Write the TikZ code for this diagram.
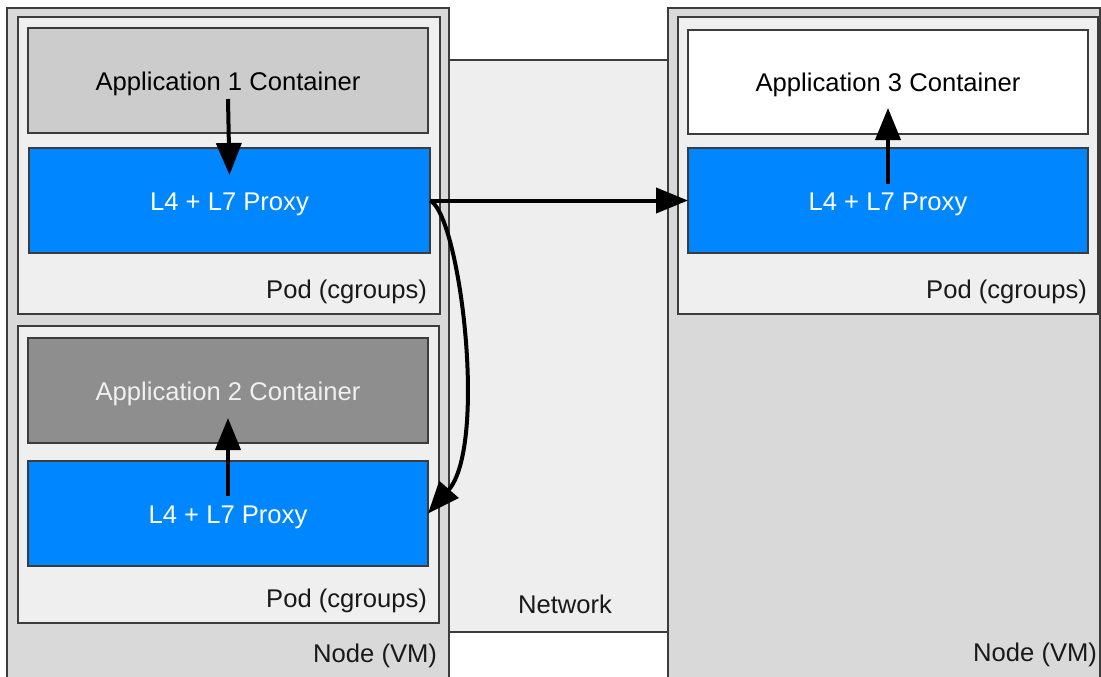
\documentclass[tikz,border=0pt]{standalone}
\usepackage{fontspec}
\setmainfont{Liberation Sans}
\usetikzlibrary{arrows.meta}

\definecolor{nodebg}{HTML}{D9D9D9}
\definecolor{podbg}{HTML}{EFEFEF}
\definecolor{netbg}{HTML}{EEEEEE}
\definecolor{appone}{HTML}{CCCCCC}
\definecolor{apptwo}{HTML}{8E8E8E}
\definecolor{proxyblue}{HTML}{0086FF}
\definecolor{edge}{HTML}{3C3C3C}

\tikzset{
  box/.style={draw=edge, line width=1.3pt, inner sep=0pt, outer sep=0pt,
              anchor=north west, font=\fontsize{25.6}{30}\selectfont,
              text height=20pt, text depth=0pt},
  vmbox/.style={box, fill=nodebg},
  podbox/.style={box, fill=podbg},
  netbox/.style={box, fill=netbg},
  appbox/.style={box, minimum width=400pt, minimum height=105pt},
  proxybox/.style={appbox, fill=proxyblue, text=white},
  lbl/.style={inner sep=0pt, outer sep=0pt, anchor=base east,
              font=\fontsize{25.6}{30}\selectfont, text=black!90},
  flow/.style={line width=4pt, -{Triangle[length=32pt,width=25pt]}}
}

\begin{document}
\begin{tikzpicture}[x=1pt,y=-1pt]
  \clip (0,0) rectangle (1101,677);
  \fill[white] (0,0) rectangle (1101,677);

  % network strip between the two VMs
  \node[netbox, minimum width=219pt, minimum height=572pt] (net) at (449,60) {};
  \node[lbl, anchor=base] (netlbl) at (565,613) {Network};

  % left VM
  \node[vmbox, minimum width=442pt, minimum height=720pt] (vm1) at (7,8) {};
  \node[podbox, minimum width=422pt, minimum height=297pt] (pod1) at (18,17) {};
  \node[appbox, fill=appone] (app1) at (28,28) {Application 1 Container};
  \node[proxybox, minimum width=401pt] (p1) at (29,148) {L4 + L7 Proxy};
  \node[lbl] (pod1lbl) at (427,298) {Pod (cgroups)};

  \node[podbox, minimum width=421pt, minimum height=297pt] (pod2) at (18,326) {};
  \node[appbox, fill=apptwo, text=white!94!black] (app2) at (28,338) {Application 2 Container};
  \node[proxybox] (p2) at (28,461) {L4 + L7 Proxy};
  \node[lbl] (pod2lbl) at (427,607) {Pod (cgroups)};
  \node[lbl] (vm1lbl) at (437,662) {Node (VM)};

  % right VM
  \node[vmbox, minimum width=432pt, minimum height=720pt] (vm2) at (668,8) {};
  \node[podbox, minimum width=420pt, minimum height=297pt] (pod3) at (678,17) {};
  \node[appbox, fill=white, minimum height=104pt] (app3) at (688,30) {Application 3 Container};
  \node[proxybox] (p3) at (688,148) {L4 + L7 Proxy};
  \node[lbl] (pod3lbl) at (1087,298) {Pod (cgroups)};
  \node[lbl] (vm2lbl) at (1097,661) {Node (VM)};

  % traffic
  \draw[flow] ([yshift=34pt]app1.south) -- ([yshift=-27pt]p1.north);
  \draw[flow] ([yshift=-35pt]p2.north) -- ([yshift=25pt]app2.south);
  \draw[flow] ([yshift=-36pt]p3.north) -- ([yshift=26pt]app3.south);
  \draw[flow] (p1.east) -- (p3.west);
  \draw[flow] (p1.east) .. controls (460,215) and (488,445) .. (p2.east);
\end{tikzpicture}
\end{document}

______________________________

Copy out the data above exactly, except the pictures.

## Answer to this problem
Write the TikZ code for this diagram.
\documentclass[tikz,border=0pt]{standalone}
\usepackage{fontspec}
\setmainfont{Liberation Sans}
\usetikzlibrary{arrows.meta}

\definecolor{nodebg}{HTML}{D9D9D9}
\definecolor{podbg}{HTML}{EFEFEF}
\definecolor{netbg}{HTML}{EEEEEE}
\definecolor{appone}{HTML}{CCCCCC}
\definecolor{apptwo}{HTML}{8E8E8E}
\definecolor{proxyblue}{HTML}{0086FF}
\definecolor{edge}{HTML}{3C3C3C}

\tikzset{
  box/.style={draw=edge, line width=1.3pt, inner sep=0pt, outer sep=0pt,
              anchor=north west, font=\fontsize{25.6}{30}\selectfont,
              text height=20pt, text depth=0pt},
  vmbox/.style={box, fill=nodebg},
  podbox/.style={box, fill=podbg},
  netbox/.style={box, fill=netbg},
  appbox/.style={box, minimum width=400pt, minimum height=105pt},
  proxybox/.style={appbox, fill=proxyblue, text=white},
  lbl/.style={inner sep=0pt, outer sep=0pt, anchor=base east,
              font=\fontsize{25.6}{30}\selectfont, text=black!90},
  flow/.style={line width=4pt, -{Triangle[length=32pt,width=25pt]}}
}

\begin{document}
\begin{tikzpicture}[x=1pt,y=-1pt]
  \clip (0,0) rectangle (1101,677);
  \fill[white] (0,0) rectangle (1101,677);

  % network strip between the two VMs
  \node[netbox, minimum width=219pt, minimum height=572pt] (net) at (449,60) {};
  \node[lbl, anchor=base] (netlbl) at (565,613) {Network};

  % left VM
  \node[vmbox, minimum width=442pt, minimum height=720pt] (vm1) at (7,8) {};
  \node[podbox, minimum width=422pt, minimum height=297pt] (pod1) at (18,17) {};
  \node[appbox, fill=appone] (app1) at (28,28) {Application 1 Container};
  \node[proxybox, minimum width=401pt] (p1) at (29,148) {L4 + L7 Proxy};
  \node[lbl] (pod1lbl) at (427,298) {Pod (cgroups)};

  \node[podbox, minimum width=421pt, minimum height=297pt] (pod2) at (18,326) {};
  \node[appbox, fill=apptwo, text=white!94!black] (app2) at (28,338) {Application 2 Container};
  \node[proxybox] (p2) at (28,461) {L4 + L7 Proxy};
  \node[lbl] (pod2lbl) at (427,607) {Pod (cgroups)};
  \node[lbl] (vm1lbl) at (437,662) {Node (VM)};

  % right VM
  \node[vmbox, minimum width=432pt, minimum height=720pt] (vm2) at (668,8) {};
  \node[podbox, minimum width=420pt, minimum height=297pt] (pod3) at (678,17) {};
  \node[appbox, fill=white, minimum height=104pt] (app3) at (688,30) {Application 3 Container};
  \node[proxybox] (p3) at (688,148) {L4 + L7 Proxy};
  \node[lbl] (pod3lbl) at (1087,298) {Pod (cgroups)};
  \node[lbl] (vm2lbl) at (1097,661) {Node (VM)};

  % traffic
  \draw[flow] ([yshift=34pt]app1.south) -- ([yshift=-27pt]p1.north);
  \draw[flow] ([yshift=-35pt]p2.north) -- ([yshift=25pt]app2.south);
  \draw[flow] ([yshift=-36pt]p3.north) -- ([yshift=26pt]app3.south);
  \draw[flow] (p1.east) -- (p3.west);
  \draw[flow] (p1.east) .. controls (460,215) and (488,445) .. (p2.east);
\end{tikzpicture}
\end{document}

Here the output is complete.